Andrea Thompson McCall, assistant dean of Student Life, is the administrator in charge of the Woodbury Campus Center in Portland. She said George’s former office has been tested and is now being used for swing office space and as a conference room. Swing office space is used by staff members who have an office on another campus and need a desk and phone to do work. “The report says, ‘no indication of air quality problems’.”
Raymond Bland, assistant director of maintenance, was one of the people who tested the office. The test was conducted on March 10 and the room was found free of contaminants. “Everything came up fine,” he said. “The possibility exists that [carbon monoxide] could be there on a temporary basis.” Bland said car exhaust could get into the building, for instance, during oil deliveries when trucks idle behind the campus center. “That’s a danger whenever you draw air from the outside. I mean, we have a highly trucked freeway right next to the campus, too.”
The office in question is a square, windowless room at the end of a narrow hallway. The hallway is in the back of the building, with offices across from George’s former room facing the Oakhurst driveway. In the corner of the ceiling, a vent quietly draws air. The air smells like that of a house that has had all its windows closed for a week.
Craig Hutchinson, vice president of Student and University Life, used the George’s former office for five years before George moved in. He said he did not experience any air-quality problems there. “The nature of my existence in that room was much different,” he said. “I worked an hour or two max with the door open.”

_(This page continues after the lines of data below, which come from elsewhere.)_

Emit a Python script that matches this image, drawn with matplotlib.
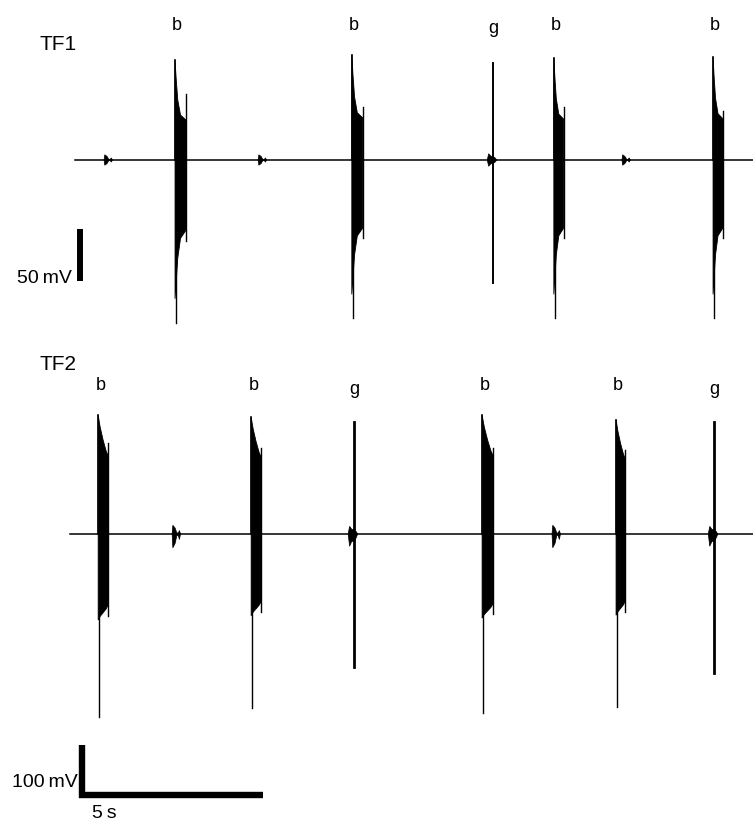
import numpy as np
import matplotlib
matplotlib.use("Agg")
import matplotlib.pyplot as plt

plt.rcParams['font.family'] = ['Liberation Sans', 'DejaVu Sans']

# --- recording data (time in s, voltage in mV) ---
# TF1
tf1_span = [0.14, 18.70]
tf1_blip_t = [0.93, 5.14, 15.08]
tf1_blip_amp = [5, 5, 5]
tf1_type = ['b', 'b', 'g', 'b', 'b']
tf1_t = [2.87, 7.70, 11.56, 13.22, 17.57]
tf1_top = [96, 101, 93, 98, 99]
tf1_bottom = [-157, -152, -118, -152, -152]
tf1_dur = [0.30, 0.30, 0.0, 0.27, 0.27]
tf1_late = [63, 51, 0, 51, 47]

# TF2
tf2_span = [0.0, 18.70]
tf2_blip_t = [2.79, 13.17]
tf2_blip_amp = [17, 17]
tf2_type = ['b', 'b', 'g', 'b', 'b', 'g']
tf2_t = [0.77, 4.95, 7.76, 11.26, 14.92, 17.60]
tf2_top = [233, 229, 220, 233, 224, 220]
tf2_bottom = [-359, -341, -261, -351, -339, -273]
tf2_dur = [0.27, 0.27, 0.0, 0.30, 0.25, 0.0]
tf2_late = [178, 169, 0, 169, 165, 0]

# burst envelope shapes (fraction of burst duration / of peak or trough)
tf1_env_x = [0.0, 0.1, 0.25, 0.5, 1.0]
tf1_env_up = [1.0, 0.82, 0.6, 0.45, 0.4]
tf1_env_lo = [0.85, 0.75, 0.6, 0.48, 0.43]
tf2_env_x = [0.0, 0.2, 0.5, 0.8, 1.0]
tf2_env_up = [1.0, 0.9, 0.79, 0.7, 0.66]
tf2_env_lo = [0.47, 0.45, 0.43, 0.41, 0.39]

# small blip shape (s offsets, fraction of amplitude)
blip_dt = [0.0, 0.02, 0.08, 0.13, 0.17, 0.2, 0.23]
blip_fr = [0.0, 1.0, 0.7, 0.12, 0.12, 0.4, 0.0]
gblob_dt = [-0.16, -0.12, -0.06, 0.0, 0.06, 0.1]
gblob_fr = [0.0, 1.0, 0.6, 0.6, 0.3, 0.0]

W, H = 753, 821
fig = plt.figure(figsize=(W / 100, H / 100), dpi=100)
px_s = 36.6
x0_px = 70


def make_axes(top_px, bot_px, base_px, px_mv):
    ax = fig.add_axes([0, 1 - bot_px / H, 1, (bot_px - top_px) / H])
    ax.set_xlim(-x0_px / px_s, (W - x0_px) / px_s)
    ax.set_ylim(-(bot_px - base_px) / px_mv, (base_px - top_px) / px_mv)
    ax.axis('off')
    return ax


def draw_trace(ax, span, blip_t, blip_amp, blip_lo, types, ts, tops, bots, durs, lates,
               env_x, env_up, env_lo, g_lw, gblob_amp, lab_b, lab_g):
    ax.plot(span, [0, 0], color='k', lw=1.1, zorder=1)
    for t, a in zip(blip_t, blip_amp):
        xs = t + np.array(blip_dt)
        ax.fill(np.r_[xs, xs[::-1]],
                np.r_[a * np.array(blip_fr), -blip_lo / blip_amp[0] * a * np.array(blip_fr)[::-1]],
                color='k', lw=0.5)
    for k, t, top, bot, d, late in zip(types, ts, tops, bots, durs, lates):
        if k == 'b':
            xs = t + np.array(env_x) * d
            up = top * np.array(env_up)
            lo = bot * np.array(env_lo)
            ax.fill(np.r_[xs, xs[::-1]], np.r_[up, lo[::-1]], color='k', lw=0.6)
            ax.plot([t, t], [0, top], color='k', lw=1.2)
            ax.plot([t + 0.03, t + 0.03], [bot, 0], color='k', lw=1.0)
            ax.plot([t + d, t + d], [lo[-1] * 1.15, late], color='k', lw=1.0)
            ax.text(t + 0.06, lab_b, 'b', ha='center', va='baseline', fontsize=13)
        else:
            ax.plot([t, t], [bot, top], color='k', lw=g_lw)
            xs = t + np.array(gblob_dt)
            ax.fill(np.r_[xs, xs[::-1]],
                    np.r_[gblob_amp[0] * np.array(gblob_fr), -gblob_amp[1] * np.array(gblob_fr)[::-1]],
                    color='k', lw=0.5)
            ax.text(t, lab_g, 'g', ha='center', va='baseline', fontsize=13)


ax1 = make_axes(0, 350, 160, 1.04)
ax2 = make_axes(350, 821, 534, 0.51)

draw_trace(ax1, tf1_span, tf1_blip_t, tf1_blip_amp, 5, tf1_type, tf1_t, tf1_top, tf1_bottom,
           tf1_dur, tf1_late, tf1_env_x, tf1_env_up, tf1_env_lo, 1.4, (6, 6),
           (160 - 30) / 1.04, (160 - 33) / 1.04)
draw_trace(ax2, tf2_span, tf2_blip_t, tf2_blip_amp, 27, tf2_type, tf2_t, tf2_top, tf2_bottom,
           tf2_dur, tf2_late, tf2_env_x, tf2_env_up, tf2_env_lo, 2.0, (15, 24),
           (534 - 390) / 0.51, (534 - 394) / 0.51)

# scale bars
ax1.plot([0.27, 0.27], [-116, -66], color='k', lw=4.3, solid_capstyle='butt')
ax2.plot([0.34, 0.34, 5.27], [-414, -511, -511], color='k', lw=4.6,
         solid_capstyle='butt', solid_joinstyle='miter')

fig.text(39 / W, 1 - 44 / H, 'TF1', fontsize=15, va='center', ha='left')
fig.text(40 / W, 1 - 365 / H, 'TF2', fontsize=15, va='center', ha='left')
fig.text(72 / W, 1 - 283 / H, '50\u2009mV', fontsize=14, va='baseline', ha='right')
fig.text(78 / W, 1 - 787 / H, '100\u2009mV', fontsize=14, va='baseline', ha='right')
fig.text(104 / W, 1 - 818 / H, '5\u2009s', fontsize=14, va='baseline', ha='center')

fig.savefig('out.png', dpi=100)
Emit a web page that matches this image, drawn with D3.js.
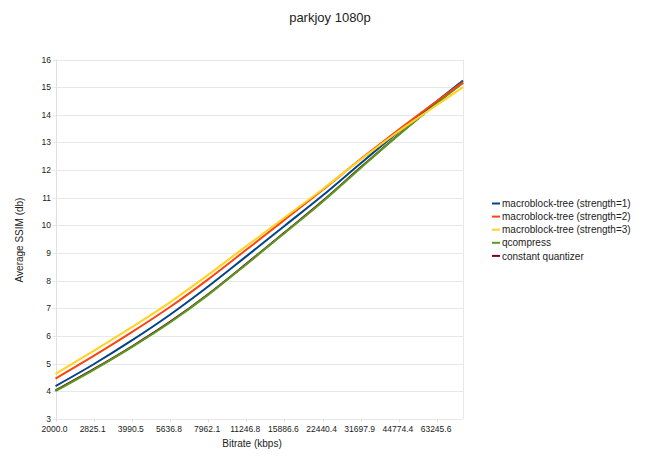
<!DOCTYPE html>
<html><head><meta charset="utf-8">
<script src="https://cdn.jsdelivr.net/npm/d3@7"></script>
<style>body{margin:0;background:#fff;} text{font-family:"Liberation Sans",Arial,sans-serif;}</style>
</head><body><svg id="c" width="647" height="464"></svg>
<script>
const bitrates = [2000, 2825.1, 3990.5, 5636.8, 7962.1, 11246.8, 15886.6, 22440.4, 31697.9, 44774.4, 63245.6, 80000];
const tickLabels = ["2000.0","2825.1","3990.5","5636.8","7962.1","11246.8","15886.6","22440.4","31697.9","44774.4","63245.6"];
const yTicks = [3,4,5,6,7,8,9,10,11,12,13,14,15,16];
const seriesNames = ["macroblock-tree (strength=1)","macroblock-tree (strength=2)","macroblock-tree (strength=3)","qcompress","constant quantizer"];
const colors = ["#004586","#ff420e","#ffd320","#579d1c","#7e0021"];
const mbtree1 = [4.19, 4.98, 5.84, 6.77, 7.79, 8.88, 9.98, 11.08, 12.25, 13.40, 14.50, 15.24];
const mbtree2 = [4.46, 5.28, 6.14, 7.05, 8.05, 9.12, 10.20, 11.28, 12.40, 13.47, 14.50, 15.18];
const mbtree3 = [4.63, 5.46, 6.32, 7.22, 8.21, 9.25, 10.28, 11.31, 12.38, 13.41, 14.36, 15.00];
const qcomp = [4.01, 4.78, 5.60, 6.49, 7.49, 8.59, 9.72, 10.86, 12.08, 13.28, 14.42, 15.15];
const constq = [4.03, 4.80, 5.62, 6.51, 7.51, 8.61, 9.74, 10.88, 12.10, 13.29, 14.43, 15.16];
const seriesValues = [mbtree1, mbtree2, mbtree3, qcomp, constq];

const svg = d3.select("#c");
const L = 55.5, R = 463, T = 59.5, B = 419;
const x = d3.scaleLog().domain([2000, 80000]).range([L, R]);
const y = d3.scaleLinear().domain([3, 16]).range([B, T]);

// gridlines
svg.append("g").selectAll("line").data(yTicks).join("line")
  .attr("x1", L - 3).attr("x2", R).attr("y1", d => Math.round(y(d)) + 0.5).attr("y2", d => Math.round(y(d)) + 0.5)
  .attr("stroke", "#e8e8e8").attr("stroke-width", 1);
// frame
svg.append("line").attr("x1", Math.round(L) + 0.5).attr("x2", Math.round(L) + 0.5).attr("y1", T).attr("y2", B + 3).attr("stroke", "#e0e0e0");
svg.append("line").attr("x1", R + 0.5).attr("x2", R + 0.5).attr("y1", T).attr("y2", B).attr("stroke", "#e8e8e8");

// x ticks
const xTickVals = bitrates.slice(0, tickLabels.length);
svg.append("g").selectAll("line").data(xTickVals).join("line")
  .attr("x1", d => Math.round(x(d)) + 0.5).attr("x2", d => Math.round(x(d)) + 0.5)
  .attr("y1", B).attr("y2", B + 3).attr("stroke", "#e0e0e0");
svg.append("g").selectAll("text").data(xTickVals).join("text")
  .attr("x", d => x(d) - 1).attr("y", B + 13).attr("text-anchor", "middle")
  .attr("font-size", 8.5).attr("fill", "#1a1a1a").text((d, i) => tickLabels[i]);

// y tick labels
svg.append("g").selectAll("text").data(yTicks).join("text")
  .attr("x", 51).attr("y", d => y(d) + 3).attr("text-anchor", "end")
  .attr("font-size", 8.5).attr("fill", "#1a1a1a").text(d => d);

// lines
const line = d3.line().x((d, i) => x(bitrates[i])).y(d => y(d)).curve(d3.curveMonotoneX);
const order = [4, 3, 0, 1, 2];
svg.append("g").selectAll("path").data(order).join("path")
  .attr("d", k => line(seriesValues[k])).attr("fill", "none")
  .attr("stroke", k => colors[k]).attr("stroke-width", 2);

// title & axis labels
svg.append("text").attr("x", 330).attr("y", 22).attr("text-anchor", "middle")
  .attr("font-size", 13).attr("fill", "#222").text("parkjoy 1080p");
svg.append("text").attr("x", 252).attr("y", 447).attr("text-anchor", "middle")
  .attr("font-size", 10).attr("fill", "#222").text("Bitrate (kbps)");
svg.append("text").attr("transform", "translate(23,240) rotate(-90)").attr("text-anchor", "middle")
  .attr("font-size", 10).attr("fill", "#222").text("Average SSIM (db)");

// legend
const lg = svg.append("g");
seriesNames.forEach((n, i) => {
  const yy = 203.5 + i * 13.1;
  lg.append("line").attr("x1", 492).attr("x2", 500).attr("y1", yy).attr("y2", yy)
    .attr("stroke", colors[i]).attr("stroke-width", 2);
  lg.append("text").attr("x", 502).attr("y", yy + 3.6).attr("font-size", 10)
    .attr("fill", "#222").text(n);
});
</script></body></html>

Contacted at her new office, George downplayed health concerns in her decision to move her office. “It’s really not that big a deal,” she said of the move. “I didn’t have any health effects, but it was uncomfortable,” she said. “I would get a scratchy throat and dry eyes after a while.” Unlike Hutchinson, George worked with her door closed for sustained periods of time. The room began to feel “claustrophobic” with even one guest, George said.
Additionally, George did smell car exhaust at intervals. “There was a definite difference if there was a car idling outside.” Adding to George’s concerns was the fact that students passed administrative offices to reach her. George’s job includes giving confidential legal advice to students. “I think it’s good to have my office away from administration offices,” she said. “Everybody acted professionally and wonderfully, but I was right next to the Dean’s office.” That proximity could and did make some students uncomfortable, George said.
George said she talked to members of the Student Senate and the Dean’s office about her concerns. When she learned that there was space in the Student Senate building on 11 Baxter Blvd., she asked for and was granted the new room, where George says she is much happier.